Flagships is right on the average= 12.9%
Therefore for any LIC the best strategic position is a sustainable market capitalisation, a large shareholder base, positive shareholder engagement and awareness of the business driven by investor interest and marketing through multiple channels.
Unfortunately, buy-backs act against growing market cap and expanding the shareholder base. Therefore strategic buy-backs are best executed when the company is of sufficient size to handle short-term cash outflows. Otherwise, the share buy-back is likely to be a sugar hit that only helps the price in the short term and allows an avenue for opportunistic trading as opposed to long-term investment in the company.
The reality is that the entities that maintain a narrow discount are not entities that frequently run buy-backs but who are large businesses and well covered by research houses, financial advisors and general media. Their performance may be average, but they have size and presence in the market, increasing their perception of “safety” and drawing a diverse following of investors.
FSI remains focused on long-term performance:
● Delivering outstanding investment returns by focusing on our strategy of investing in high-quality growth companies that have the ability to generate predictable, above-average economic returns, and
● Providing Shareholders with regular fully franked dividends which over time will grow at a rate in excess of inflation.
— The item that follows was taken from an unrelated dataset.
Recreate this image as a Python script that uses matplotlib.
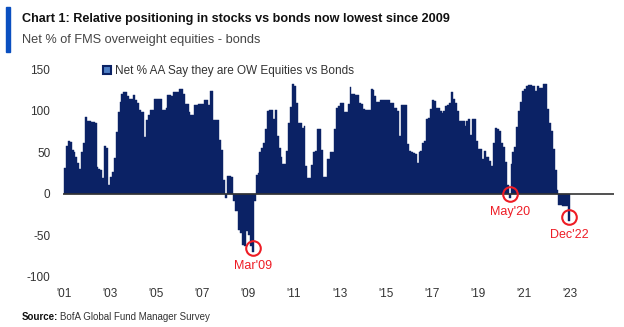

FSI continues to explore avenues to raise capital and take action when appropriate to grow the size of the company. The goal is to get to a point of scale where investor interest creates share trading at fair value and consequently, the NTA discount is less likely to be a persistent detractor. However, FSI will not undertake activities that will dilute the value for existing shareholders. Our preference is to compound our track record of performance, sustainably providing capital growth and reliable income for our long-term Shareholders.